▶ **INFORMATION SUPPLIED**:
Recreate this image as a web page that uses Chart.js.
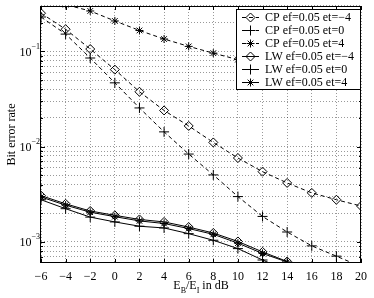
<!DOCTYPE html>
<html><head><meta charset="utf-8">
<script src="https://cdn.jsdelivr.net/npm/chart.js@4/dist/chart.umd.min.js"></script>
<style>html,body{margin:0;padding:0;background:#fff}#wrap{width:374px;height:298px}</style>
</head><body><div id="wrap"><canvas id="c" width="374" height="298"></canvas></div>
<script>
const snr = [-6,-4,-2,0,2,4,6,8,10,12,14,16,18,20];
const cpEtM4 = [0.252,0.171,0.106,0.0644,0.0377,0.0240,0.0165,0.01107,0.0076,0.00546,0.00416,0.00327,0.00277,0.00238];
const cpEt0  = [0.230,0.152,0.0853,0.0468,0.0255,0.0143,0.00836,0.00505,0.00299,0.00185,0.00127,0.000908,0.000708,0.00055];
const cpEt4  = [0.38,0.31,0.266,0.209,0.166,0.135,0.113,0.096,0.082,0.072,0.066,0.062,0.058,0.0557];
const lwEtM4 = [0.00306,0.00251,0.00211,0.00190,0.00172,0.00162,0.00143,0.00124,0.00101,0.000785,0.000622,0.00048,0.00037,0.00029];
const lwEt0  = [0.00277,0.00223,0.00182,0.00162,0.00146,0.00140,0.00122,0.00104,0.00085,0.000645,0.00050,0.00039,0.00030,0.00024];
const lwEt4  = [0.00296,0.00243,0.00205,0.00184,0.00166,0.00156,0.00138,0.00120,0.00097,0.000755,0.000615,0.00047,0.00036,0.00028];
const seriesLabels = ['CP ef=0.05 et=\u22124','CP ef=0.05 et=0','CP ef=0.05 et=4','LW ef=0.05 et=\u22124','LW ef=0.05 et=0','LW ef=0.05 et=4'];
const xTitle = [['E',0],['B',1],['/E',0],['I',1],[' in dB',0]];
const yTitle = 'Bit error rate';
const yDecadeExps = [-3,-2,-1];
const X_MIN = -6, X_MAX = 20, Y_MIN = 6.2e-4, Y_MAX = 0.3;

const FONT = '"Liberation Serif", "Times New Roman", serif';
const styles = ['rectRot','cross','star','rectRot','cross','star'];
const dashed = [true,true,true,false,false,false];
const radii = {rectRot:4.5, cross:5, star:4};
const allData = [cpEtM4, cpEt0, cpEt4, lwEtM4, lwEt0, lwEt4];

const datasets = allData.map((arr,i)=>({
  label: seriesLabels[i],
  data: snr.map((x,j)=>({x:x, y:arr[j]})),
  borderColor:'#000', backgroundColor:'rgba(0,0,0,0)', borderWidth:1,
  borderDash: dashed[i] ? [4,3] : [],
  pointStyle: styles[i], pointRadius: radii[styles[i]],
  pointBorderColor:'#000', pointBackgroundColor:'rgba(0,0,0,0)', pointBorderWidth:1,
  pointHoverRadius: radii[styles[i]],
  tension:0, fill:false
}));

function yTickValues(){
  const out=[];
  for(let e=-4;e<=0;e++){ for(let m=1;m<=9;m++){ const v=m*Math.pow(10,e); if(v>=Y_MIN*1.001 && v<=Y_MAX*1.0001) out.push(v);} }
  return out;
}

function marker(ctx, style, x, y, r){
  ctx.beginPath();
  if(style==='rectRot'){ ctx.moveTo(x,y-r); ctx.lineTo(x+r,y); ctx.lineTo(x,y+r); ctx.lineTo(x-r,y); ctx.closePath(); }
  else if(style==='cross'){ ctx.moveTo(x-r,y); ctx.lineTo(x+r,y); ctx.moveTo(x,y-r); ctx.lineTo(x,y+r); }
  else { ctx.moveTo(x-r,y); ctx.lineTo(x+r,y); ctx.moveTo(x,y-r); ctx.lineTo(x,y+r);
    const d=r*Math.SQRT1_2; ctx.moveTo(x-d,y-d); ctx.lineTo(x+d,y+d); ctx.moveTo(x-d,y+d); ctx.lineTo(x+d,y-d); }
  ctx.stroke();
}

const decor = {
  id:'decor',
  afterDraw(chart){
    const ctx=chart.ctx, ca=chart.chartArea, xs=chart.scales.x, ys=chart.scales.y;
    ctx.save();
    ctx.strokeStyle='#000'; ctx.fillStyle='#000'; ctx.lineWidth=1; ctx.setLineDash([]);
    ctx.strokeRect(Math.round(ca.left)-0.5, Math.round(ca.top)+0.5, Math.round(ca.right-ca.left)+0, Math.round(ca.bottom-ca.top)-1);
    ctx.beginPath();
    for(let v=X_MIN; v<=X_MAX; v+=2){ const x=Math.round(xs.getPixelForValue(v))+0.5;
      ctx.moveTo(x,ca.bottom); ctx.lineTo(x,ca.bottom-4); ctx.moveTo(x,ca.top); ctx.lineTo(x,ca.top+4); }
    yTickValues().forEach(v=>{ const y=Math.round(ys.getPixelForValue(v))+0.5;
      const major = Math.abs(Math.log10(v)-Math.round(Math.log10(v)))<1e-6; const L = major?4:2;
      ctx.moveTo(ca.left,y); ctx.lineTo(ca.left+L,y); ctx.moveTo(ca.right,y); ctx.lineTo(ca.right-L,y); });
    ctx.stroke();
    yDecadeExps.forEach(e=>{
      const y=ys.getPixelForValue(Math.pow(10,e));
      const es='\u2212'+Math.abs(e);
      ctx.font='8px '+FONT; const ew=ctx.measureText(es).width;
      const xr=ca.left-1;
      ctx.textAlign='left'; ctx.textBaseline='middle';
      ctx.fillText(es, xr-ew, y-5);
      ctx.font='12px '+FONT; ctx.textAlign='right';
      ctx.fillText('10', xr-ew, y+1);
    });
    ctx.save(); ctx.translate(11.5,(ca.top+ca.bottom)/2); ctx.rotate(-Math.PI/2);
    ctx.font='12px '+FONT; ctx.textAlign='center'; ctx.textBaseline='middle';
    ctx.fillText(yTitle,0,0); ctx.restore();
    let tw=0; xTitle.forEach(p=>{ ctx.font=(p[1]?'8px ':'12px ')+FONT; tw+=ctx.measureText(p[0]).width; });
    let tx=(ca.left+ca.right)/2 - tw/2; ctx.textAlign='left'; ctx.textBaseline='alphabetic';
    xTitle.forEach(p=>{ ctx.font=(p[1]?'8px ':'12px ')+FONT; ctx.fillText(p[0],tx,p[1]?292.5:289); tx+=ctx.measureText(p[0]).width; });
    const lw=124, lh=80, lx=Math.round(ca.right)-125, ly=Math.round(ca.top)+3;
    ctx.fillStyle='#fff'; ctx.fillRect(lx,ly,lw,lh);
    ctx.strokeRect(lx+0.5,ly+0.5,lw,lh);
    ctx.font='12px '+FONT; ctx.textAlign='left'; ctx.textBaseline='middle';
    seriesLabels.forEach((lab,i)=>{
      const cy=ly+8.5+i*13;
      ctx.setLineDash(dashed[i]?[4,3]:[]);
      ctx.beginPath(); ctx.moveTo(lx+6,cy); ctx.lineTo(lx+23,cy); ctx.stroke();
      ctx.setLineDash([]);
      marker(ctx, styles[i], lx+14.5, cy, radii[styles[i]]);
      ctx.fillStyle='#000'; ctx.fillText(lab, lx+29, cy+0.5);
    });
    ctx.restore();
  }
};

const gridOpts = {color:'rgba(0,0,0,0.4)', lineWidth:1, drawTicks:false, borderDash:[1,2]};
new Chart(document.getElementById('c'), {
  type:'line',
  data:{datasets},
  options:{
    responsive:false, animation:false, devicePixelRatio:1,
    layout:{padding:{top:6,right:10,left:0,bottom:0}},
    plugins:{legend:{display:false}, tooltip:{enabled:false}},
    scales:{
      x:{type:'linear', min:X_MIN, max:X_MAX,
        ticks:{stepSize:2, color:'#000', padding:7, font:{family:FONT,size:12}, maxRotation:0,
          callback:v=>String(v).replace('-','\u2212')},
        grid:gridOpts, border:{display:false, dash:[1,2]},
        afterFit:s=>{s.height=35;}},
      y:{type:'logarithmic', min:Y_MIN, max:Y_MAX,
        ticks:{display:false},
        afterBuildTicks:s=>{s.ticks=yTickValues().map(v=>({value:v}));},
        grid:gridOpts, border:{display:false, dash:[1,2]},
        afterFit:s=>{s.width=41;}}
    }
  },
  plugins:[decor]
});
</script></body></html>
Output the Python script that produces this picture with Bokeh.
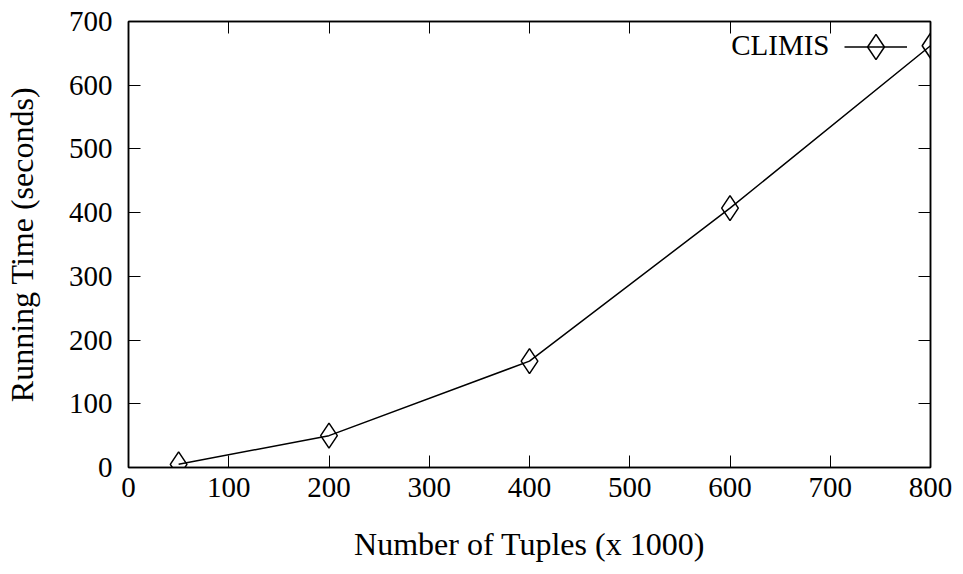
from bokeh.plotting import figure
from bokeh.models import (Range1d, FixedTicker, LinearAxis, Label, Legend, LegendItem)
from bokeh.embed import file_html
from bokeh.resources import INLINE

# Data
tuples_k = [50, 200, 400, 600, 800]
running_time = [5, 50, 167, 407, 662]
series_name = "CLIMIS"
x_ticks = [0, 100, 200, 300, 400, 500, 600, 700, 800]
y_ticks = [0, 100, 200, 300, 400, 500, 600, 700]
x_label = "Number of Tuples (x 1000)"
y_label = "Running Time (seconds)"

FONT = "Liberation Serif"
TICK_SIZE = "29px"
LABEL_SIZE = "32px"

p = figure(width=963, height=574, output_backend="svg", toolbar_location=None,
           x_range=Range1d(0, 800), y_range=Range1d(0, 700),
           min_border_left=126, min_border_right=33, min_border_top=21,
           min_border_bottom=107)
p.background_fill_color = "white"
p.border_fill_color = "white"
p.outline_line_color = "black"
p.outline_line_width = 1.5
p.xgrid.visible = False
p.ygrid.visible = False

def style_axis(ax, ticks, labels=True):
    ax.ticker = FixedTicker(ticks=ticks)
    ax.major_tick_in = 12
    ax.major_tick_out = 0
    ax.minor_tick_in = 0
    ax.minor_tick_out = 0
    ax.axis_line_color = "black"
    ax.axis_line_width = 1.5
    ax.major_tick_line_color = "black"
    ax.major_tick_line_width = 1
    ax.major_label_text_font = FONT
    ax.major_label_text_font_size = TICK_SIZE
    ax.major_label_text_color = "black"
    ax.axis_label_text_font = FONT
    ax.axis_label_text_font_size = LABEL_SIZE
    ax.axis_label_text_font_style = "normal"
    ax.axis_label_text_color = "black"
    if not labels:
        ax.major_label_text_font_size = "0px"
        ax.major_label_text_alpha = 0

xa = p.xaxis[0]
ya = p.yaxis[0]
style_axis(xa, x_ticks)
style_axis(ya, y_ticks)
xa.axis_label = x_label
ya.axis_label = y_label
xa.major_label_standoff = 10
xa.axis_label_standoff = 26
ya.major_label_standoff = 16
ya.axis_label_standoff = 26

top = LinearAxis()
style_axis(top, x_ticks, labels=False)
p.add_layout(top, "above")
right = LinearAxis()
style_axis(right, y_ticks, labels=False)
p.add_layout(right, "right")

line_r = p.line(tuples_k, running_time, line_color="black", line_width=1.5)
mark_r = p.scatter(tuples_k, running_time, marker="diamond", size=25,
                   fill_color=None, line_color="black", line_width=1.5)

# legend sample (glyph area 63x63 so the marker is drawn at size ~25)
legend = Legend(items=[LegendItem(label=" ", renderers=[line_r, mark_r])],
                location=(716, 389), glyph_width=63, glyph_height=63,
                label_width=0, label_height=63, label_standoff=0,
                padding=0, margin=0, spacing=0,
                border_line_color=None, background_fill_alpha=0,
                label_text_font_size="1px")
p.add_layout(legend, "center")

p.add_layout(Label(x=701, y=407, x_units="screen", y_units="screen",
                   text=series_name, text_align="right", text_baseline="bottom",
                   text_font=FONT, text_font_size=TICK_SIZE, text_color="black"))

open("out.html", "w").write(file_html(p, INLINE))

▶ **EXERCISE DESCRIPTION**: Omit the pictures. Extract exactly the lines that begin with the one holding "Output the Python" and end with the one holding "p.ygrid.visible = False", inclusive.

▶ **FINISHED ANSWER**:
Output the Python script that produces this picture with Bokeh.
from bokeh.plotting import figure
from bokeh.models import (Range1d, FixedTicker, LinearAxis, Label, Legend, LegendItem)
from bokeh.embed import file_html
from bokeh.resources import INLINE

# Data
tuples_k = [50, 200, 400, 600, 800]
running_time = [5, 50, 167, 407, 662]
series_name = "CLIMIS"
x_ticks = [0, 100, 200, 300, 400, 500, 600, 700, 800]
y_ticks = [0, 100, 200, 300, 400, 500, 600, 700]
x_label = "Number of Tuples (x 1000)"
y_label = "Running Time (seconds)"

FONT = "Liberation Serif"
TICK_SIZE = "29px"
LABEL_SIZE = "32px"

p = figure(width=963, height=574, output_backend="svg", toolbar_location=None,
           x_range=Range1d(0, 800), y_range=Range1d(0, 700),
           min_border_left=126, min_border_right=33, min_border_top=21,
           min_border_bottom=107)
p.background_fill_color = "white"
p.border_fill_color = "white"
p.outline_line_color = "black"
p.outline_line_width = 1.5
p.xgrid.visible = False
p.ygrid.visible = False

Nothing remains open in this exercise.